To show our appreciation, we’re recognizing a number of dedicated SigEp volunteers who give their time to support our chapters and mentor our undergraduate brothers. We’re grateful for the commitment of each of SigEp’s more than 3,000 volunteers.
Matt Finke is a 2004 graduate of Missouri Mu at Truman State. He’s served as district governor for Missouri since 2016, overseeing and supporting volunteers throughout the state. Prior to that, he was a lieutenant district governor and a volunteer for Missouri Beta at Washington-St. Louis. He’s served on the national audit committee since 2014 and is a frequent facilitator at the Carlson Leadership Academy and Ruck Leadership Institute. Brother Finke received the Distinguished Alumnus Award in 2020 for his dedicated service.
Why do you volunteer? How has serving as a SigEp volunteer impacted your life?
Regarding your questions, I have an indirect answer to them because I view them as one in the same. When I was an undergraduate, I was mentored by many who came to be some of the most influential people in my life. Not only did some of the juniors and seniors help me find my way, but my chapter counselor at the time, district governor, Ruck facilitators, HQ staff and so many other alumni mentors gave me the tools that I needed to be an effective leader in the Fraternity which ended up serving me well throughout my life after college. All of those volunteers that helped me as mentors had a tremendous impact on me. I looked up to them as leaders and I aspired to be like them in their careers and family lives. They had taught me a great deal and they looked like they had a great time doing it.
I then came to realize that if you want to master something, you need to teach it. I called my district governor at the time (John Hartman) and asked if he could plug me in as a facilitator at Carlson. From there, I started volunteering as a facilitator and really enjoyed teaching undergrads the ins and outs of chapter operations. That grew into more opportunities to facilitate at Ruck and to serve as a mentor on the Tragos Quest to Greece.
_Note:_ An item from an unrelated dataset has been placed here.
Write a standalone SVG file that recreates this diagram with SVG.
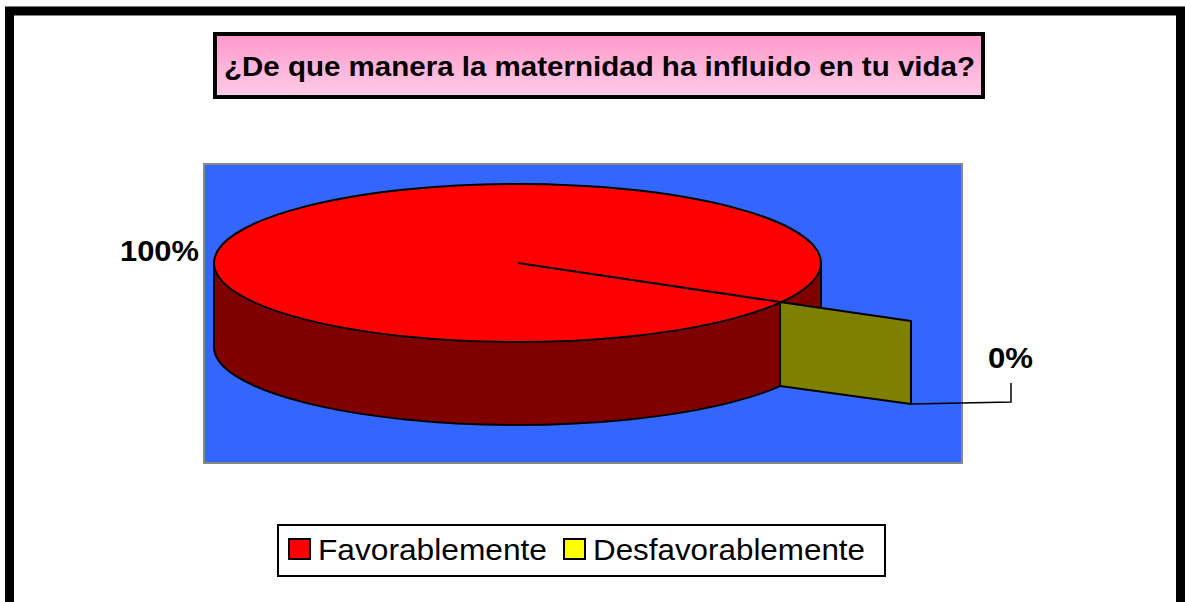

Just like how SigEp developed me throughout my college career, it continues to develop me as a leader each time I step into a volunteer role with the Fraternity.
There’s great truth in the adage “you get out of SigEp what you put into it” because I still feel a tremendous sense of accomplishment each time I get to interact with undergraduates in a mentor capacity … not to mention, it’s just flat-out fun.